Things looked grim at Punchestown a month ago. Sizing Europe had just taken it up from Aitmatov in a two-and-a-quarter-mile listed hurdle on the approach to the second last flight when he stepped at the obstacle and came down. Henry was gutted. We will never know for sure how it would have panned out. Noel Meade said afterwards that his horse would probably have won anyway, Ruby Walsh on Sizing Europe said that he would have won. But what is certain is that, had Sizing Europe been beaten, it wouldn’t have been by much.

“Not only did he fall on his shoulder,” says Henry, “but then Salford City galloped right over him. And the ground is lively enough these days so he got a right thumping. When he pulled up, he was hanging his leg, so I thought he was in trouble. But I’d say it was like if you got a dead arm or a dead leg. He came back sore, we gave him some anti-inflammatories, and he was a lot better the next day. We did a lot of cold hosing, gave him a lot of Arnaca. Within three days he was moving perfectly, but he still didn’t have full flexing on his shoulder for about 10 days. We’ve done loads of schooling, and he seems to be in great form now.”
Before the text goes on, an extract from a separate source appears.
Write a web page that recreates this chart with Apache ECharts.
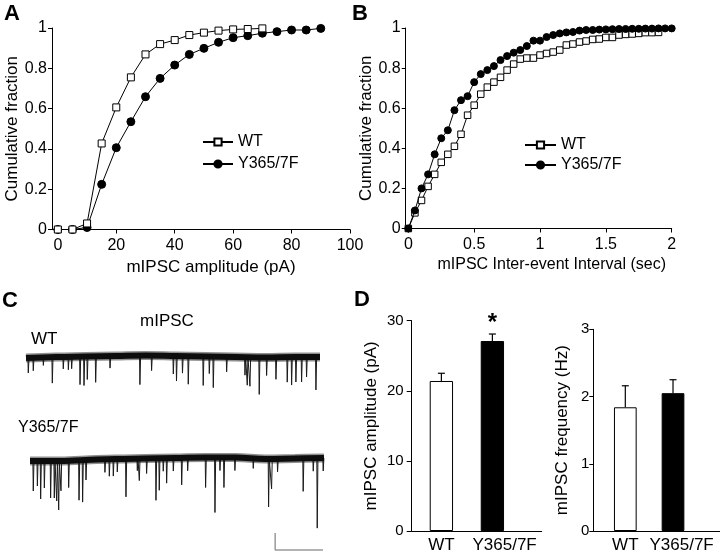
<!DOCTYPE html>
<html><head><meta charset="utf-8">
<script src="https://cdn.jsdelivr.net/npm/echarts@6/dist/echarts.min.js"></script>
<style>html,body{margin:0;padding:0;background:#fff}#c{width:720px;height:557px}</style>
</head><body><div id="c"></div>
<script>
// ---------- Panel A: cumulative amplitude ----------
const ampX   = [0,5,10,15,20,25,30,35,40,45,50,55,60,65,70,75,80,85,90];
const ampWT  = [0,0,0.03,0.427,0.606,0.755,0.869,0.92,0.94,0.965,0.977,0.987,0.993,0.995,0.998];
const ampMut = [0,0,0.01,0.224,0.406,0.535,0.659,0.75,0.816,0.869,0.899,0.929,0.952,0.962,0.974,0.982,0.99,0.99,0.998];
const ampTicks = [0,20,40,60,80,100];
// ---------- Panel B: cumulative inter-event interval ----------
const ieiX = [0,0.05,0.1,0.15,0.2,0.25,0.3,0.35,0.4,0.45,0.5,0.55,0.6,0.65,0.7,0.75,0.8,0.85,0.9,0.95,1,
              1.05,1.1,1.15,1.2,1.25,1.3,1.35,1.4,1.45,1.5,1.55,1.6,1.65,1.7,1.75,1.8,1.85,1.9,1.95,2];
const ieiWT  = [0,0.078,0.14,0.21,0.27,0.33,0.37,0.41,0.47,0.565,0.615,0.67,0.705,0.73,0.754,0.79,0.82,0.845,0.85,0.85,0.865,
                0.873,0.88,0.89,0.915,0.92,0.93,0.935,0.943,0.945,0.953,0.953,0.965,0.968,0.97,0.973,0.977,0.977,0.978];
const ieiMut = [0,0.09,0.2,0.27,0.37,0.45,0.49,0.59,0.64,0.66,0.73,0.77,0.79,0.81,0.84,0.86,0.877,0.89,0.91,0.937,0.937,
                0.955,0.965,0.973,0.978,0.98,0.987,0.99,0.99,0.992,0.993,0.994,0.995,0.995,0.996,0.996,0.997,0.997,0.998,0.998,0.998];
const ieiTicks = [0,0.5,1,1.5,2];
const fracTicks = [0,0.2,0.4,0.6,0.8,1];
// ---------- Panel C: example traces (event times in s, amplitudes in pA) ----------
const wtBaseT = [0,3,6,9,12,15,18,21,24,27,29.5];
const wtBaseV = [-1,0,0.5,1,1.5,1,0.5,0,-0.5,0,0];
const wtEvT = [0.23,0.73,1.74,2.64,3.74,4.25,4.58,5.42,5.82,6.15,6.99,8.43,11.43,12.6,14.78,15.1,15.7,16.28,17.78,18.39,18.79,20.13,21.97,22.2,22.47,23.4,24.14,25.08,26.21,26.65,27.08,27.65,28.15,29.09];
const wtEvA = [15,13,8,26,12,13,12,28,29,23,26,12,29,15,18,25,17,28,29,17,31,15,18,28,29,37,18,22,25,28,25,25,20,33];
const mutBaseT = [0.4,3,6,9,12,15,18,21,24,27,29.9];
const mutBaseV = [-1,-1,0,1,1.5,2,2.5,2.5,1,1.5,2];
const mutEvT = [0.73,1.14,1.47,1.84,2.47,2.84,3.08,3.28,3.51,4.28,5.32,5.68,6.02,7.92,8.36,8.76,9.16,10.03,11.17,11.37,12.1,13.04,13.37,13.77,14.11,14.78,15.62,16.22,18.02,18.96,19.46,19.86,20.96,22.8,24.34,24.64,25.24,27.81,28.82,29.22,29.82];
const mutEvA = [30,25,38,27,37,37,40,49,30,27,40,42,20,13,17,17,13,38,12,22,15,42,32,13,25,13,27,13,30,55,13,30,13,10,48,30,13,33,13,70,13];
const scaleBarX = [25,25,29.8];
const scaleBarY = [-73,-90,-90];
// ---------- Panel D: bar graphs ----------
const groups   = ['WT','Y365/7F'];
const ampMean  = [21.4,27.1];
const ampSEM   = [1.1,1.0];
const freqMean = [1.84,2.05];
const freqSEM  = [0.32,0.2];
const sig      = ['','*'];

const FONT = "'Liberation Sans', Arial, sans-serif";
const chart = echarts.init(document.getElementById('c'), null, {renderer:'canvas'});

function interp(ts, vs, t){
  if (t <= ts[0]) return vs[0];
  for (let i=1;i<ts.length;i++){ if (t<=ts[i]){ const f=(t-ts[i-1])/(ts[i]-ts[i-1]); return vs[i-1]+f*(vs[i]-vs[i-1]); } }
  return vs[vs.length-1];
}
function spikes(ts, as, bt, bv){
  const d=[];
  for (let i=0;i<ts.length;i++){ const b=interp(bt,bv,ts[i]); d.push([ts[i]-0.04,b],[ts[i],b-as[i]],[ts[i]+0.07,b]); }
  return d;
}
const zip = (xs, ys) => ys.map((v,i)=>[xs[i], v]);

const axLine = {show:true, onZero:false, lineStyle:{color:'#000', width:1}};
function valAxis(extra){
  return Object.assign({type:'value', splitLine:{show:false}, axisLine:axLine,
    axisTick:{show:true, length:4, lineStyle:{color:'#000'}},
    axisLabel:{color:'#000', fontFamily:FONT, fontSize:16}}, extra);
}
const hidden = (gi, min, max) => ({type:'value', gridIndex:gi, min, max, show:false});

const lineStyleBase = {color:'#000', width:1};
const sq = (name, data, xi, size, z) => ({type:'line', name, data, xAxisIndex:xi, yAxisIndex:xi, symbol:'rect', symbolSize:size,
  showAllSymbol:true, itemStyle:{color:'#fff', borderColor:'#000', borderWidth:1}, lineStyle:lineStyleBase, z});
const dot = (name, data, xi, size, z) => ({type:'line', name, data, xAxisIndex:xi, yAxisIndex:xi, symbol:'circle', symbolSize:size,
  showAllSymbol:true, itemStyle:{color:'#000', borderColor:'#000', borderWidth:1}, lineStyle:lineStyleBase, z});

function errRender(params, api){
  const x=api.value(0), lo=api.value(1), hi=api.value(2);
  const p1=api.coord([x,lo]), p2=api.coord([x,hi]);
  const cap=7;
  return {type:'group', children:[
    {type:'line', shape:{x1:p1[0],y1:p1[1],x2:p2[0],y2:p2[1]}, style:{stroke:'#000', lineWidth:1.2}},
    {type:'line', shape:{x1:p2[0]-cap/2,y1:p2[1],x2:p2[0]+cap/2,y2:p2[1]}, style:{stroke:'#000', lineWidth:1.2}}
  ]};
}
const barData = (means) => means.map((v,i)=>({value:[i+1, v], itemStyle:{color: i===0?'#fff':'#000', borderColor:'#000', borderWidth:1}}));
const errData = (means, sems) => means.map((v,i)=>[i+1, v, v+sems[i]]);

const band = (gi, data, color, width, opacity) => ({type:'line', xAxisIndex:gi, yAxisIndex:gi, data, symbol:'none', smooth:0.4,
  lineStyle:{color, width, opacity}, silent:true});

const option = {
  backgroundColor:'#fff',
  animation:false,
  textStyle:{fontFamily:FONT},
  grid:[
    {left:52, top:28, width:298, height:201.5},
    {left:405.7, top:28, width:266, height:200.5},
    {left:26, top:347, width:299, height:70},
    {left:26, top:450, width:299, height:105},
    {left:411.7, top:320.7, width:130, height:210.3},
    {left:593.3, top:329.3, width:126.7, height:201.7}
  ],
  xAxis:[
    valAxis({gridIndex:0, min:-2, max:100, axisLabel:{color:'#000', fontFamily:FONT, fontSize:16, margin:8, customValues:ampTicks},
      axisTick:{show:true, length:4, customValues:ampTicks, lineStyle:{color:'#000'}},
      name:'mIPSC amplitude (pA)', nameLocation:'middle', nameGap:29,
      nameTextStyle:{color:'#000', fontFamily:FONT, fontSize:17, padding:[0,0,0,20]}}),
    valAxis({gridIndex:1, min:-0.02, max:2, axisLabel:{color:'#000', fontFamily:FONT, fontSize:16, margin:8, customValues:ieiTicks},
      axisTick:{show:true, length:4, customValues:ieiTicks, lineStyle:{color:'#000'}},
      name:'mIPSC Inter-event Interval (sec)', nameLocation:'middle', nameGap:28,
      nameTextStyle:{color:'#000', fontFamily:FONT, fontSize:16, padding:[0,0,0,26]}}),
    hidden(2, 0, 30),
    hidden(3, 0, 30),
    valAxis({gridIndex:4, min:0.418, max:2.967, axisTick:{show:false},
      axisLabel:{color:'#000', fontFamily:FONT, fontSize:17, margin:6, customValues:[1,2.24], formatter:v=> v<1.5?groups[0]:groups[1]}}),
    valAxis({gridIndex:5, min:0.329, max:2.985, axisTick:{show:false},
      axisLabel:{color:'#000', fontFamily:FONT, fontSize:17, margin:6, customValues:[1,2.18], formatter:v=> v<1.5?groups[0]:groups[1]}})
  ],
  yAxis:[
    valAxis({gridIndex:0, min:0, max:1, axisLabel:{color:'#000', fontFamily:FONT, fontSize:16, margin:5, customValues:fracTicks, formatter:v=>String(+v.toFixed(1))},
      axisTick:{show:true, length:4, customValues:fracTicks, lineStyle:{color:'#000'}},
      name:'Cumulative fraction', nameLocation:'middle', nameGap:30, nameTextStyle:{color:'#000', fontFamily:FONT, fontSize:17}}),
    valAxis({gridIndex:1, min:0, max:1, axisLabel:{color:'#000', fontFamily:FONT, fontSize:16, margin:5, customValues:fracTicks, formatter:v=>String(+v.toFixed(1))},
      axisTick:{show:true, length:4, customValues:fracTicks, lineStyle:{color:'#000'}},
      name:'Cumulative fraction', nameLocation:'middle', nameGap:31, nameTextStyle:{color:'#000', fontFamily:FONT, fontSize:17}}),
    hidden(2, -60, 10),
    hidden(3, -95, 10),
    valAxis({gridIndex:4, min:0, max:30, interval:10, axisTick:{show:true, length:5, lineStyle:{color:'#000'}},
      axisLabel:{color:'#000', fontFamily:FONT, fontSize:15, margin:8},
      name:'mIPSC amplitude (pA)', nameLocation:'middle', nameGap:32, nameTextStyle:{color:'#000', fontFamily:FONT, fontSize:17}}),
    valAxis({gridIndex:5, min:0, max:3, interval:1, axisTick:{show:true, length:4, lineStyle:{color:'#000'}},
      axisLabel:{color:'#000', fontFamily:FONT, fontSize:15, margin:4},
      name:'mIPSC frequency (Hz)', nameLocation:'middle', nameGap:22, nameTextStyle:{color:'#000', fontFamily:FONT, fontSize:17}})
  ],
  legend:[
    {data:['WT','Y365/7F'], orient:'vertical', left:197, top:129, itemWidth:30, itemHeight:9, itemGap:6,
     textStyle:{color:'#000', fontFamily:FONT, fontSize:16}, selectedMode:false},
    {data:['WT','Y365/7F'], orient:'vertical', left:519, top:132, itemWidth:31, itemHeight:9, itemGap:4,
     textStyle:{color:'#000', fontFamily:FONT, fontSize:16}, selectedMode:false}
  ],
  series:[
    dot('Y365/7F', zip(ampX, ampMut), 0, 8, 2),
    sq('WT', zip(ampX, ampWT), 0, 7, 3),
    sq('WT', zip(ieiX, ieiWT), 1, 6.5, 2),
    dot('Y365/7F', zip(ieiX, ieiMut), 1, 7, 3),
    // traces
    band(2, zip(wtBaseT, wtBaseV), '#222', 9, 0.5),
    {type:'line', xAxisIndex:2, yAxisIndex:2, data:spikes(wtEvT, wtEvA, wtBaseT, wtBaseV), symbol:'none', lineStyle:{color:'#1a1a1a', width:1}, silent:true},
    band(2, zip(wtBaseT, wtBaseV), '#0d0d0d', 6, 1),
    band(3, zip(mutBaseT, mutBaseV), '#222', 9, 0.5),
    {type:'line', xAxisIndex:3, yAxisIndex:3, data:spikes(mutEvT, mutEvA, mutBaseT, mutBaseV), symbol:'none', lineStyle:{color:'#1a1a1a', width:1}, silent:true},
    band(3, zip(mutBaseT, mutBaseV), '#0d0d0d', 6, 1),
    {type:'line', xAxisIndex:3, yAxisIndex:3, data:zip(scaleBarX, scaleBarY), symbol:'none', lineStyle:{color:'#9a9a9a', width:1.5}, silent:true},
    // bars
    {type:'bar', xAxisIndex:4, yAxisIndex:4, barWidth:23.3, data:barData(ampMean),
     label:{show:true, position:'top', distance:6, formatter:p=>sig[p.dataIndex], color:'#000', fontFamily:FONT, fontSize:24, fontWeight:'bold'}},
    {type:'custom', xAxisIndex:4, yAxisIndex:4, data:errData(ampMean, ampSEM), renderItem:errRender, z:3},
    {type:'bar', xAxisIndex:5, yAxisIndex:5, barWidth:22.7, data:barData(freqMean)},
    {type:'custom', xAxisIndex:5, yAxisIndex:5, data:errData(freqMean, freqSEM), renderItem:errRender, z:3}
  ],
  graphic:[
    {type:'text', left:4, top:3, style:{text:'A', font:'bold 22px '+FONT, fill:'#000'}},
    {type:'text', left:352, top:3, style:{text:'B', font:'bold 22px '+FONT, fill:'#000'}},
    {type:'text', left:2, top:290, style:{text:'C', font:'bold 22px '+FONT, fill:'#000'}},
    {type:'text', left:354, top:289, style:{text:'D', font:'bold 22px '+FONT, fill:'#000'}},
    {type:'text', left:140, top:313, style:{text:'mIPSC', font:'17px '+FONT, fill:'#000'}},
    {type:'text', left:31, top:331, style:{text:'WT', font:'17px '+FONT, fill:'#000'}},
    {type:'text', left:18, top:420, style:{text:'Y365/7F', font:'16px '+FONT, fill:'#000'}}
  ]
};
chart.setOption(option);
</script></body></html>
Typically, de Bromhead assumes most of the blame for the fall. They had been toying with the idea of going chasing with him this term, and had schooled him over fences a little, with the result that he thought the horse jumped a little big in the early stages. It didn’t help his confidence over his hurdles. All his schooling since has been over the smaller obstacles, and he is zinging.

“The Greatwood Hurdle has been on my mind for him all summer,” says the trainer. “I just think he might be on a lenient handicap mark, and I’m seeking to exploit it. Bar the fall, I thought that I was progressing into handicap company without an issue, and use that as a stepping stone, go back to taking on the good horses off level weights. I’m anxious. I worry about everything. It’s not ideal going into a good handicap on the back of a fall, but I’m very hopeful.”

Try to get the trainer to think further ahead than this afternoon, and you struggle. Eventually, you get him to concede that, with normal luck, Sizing Europe could be dining at the top table this season.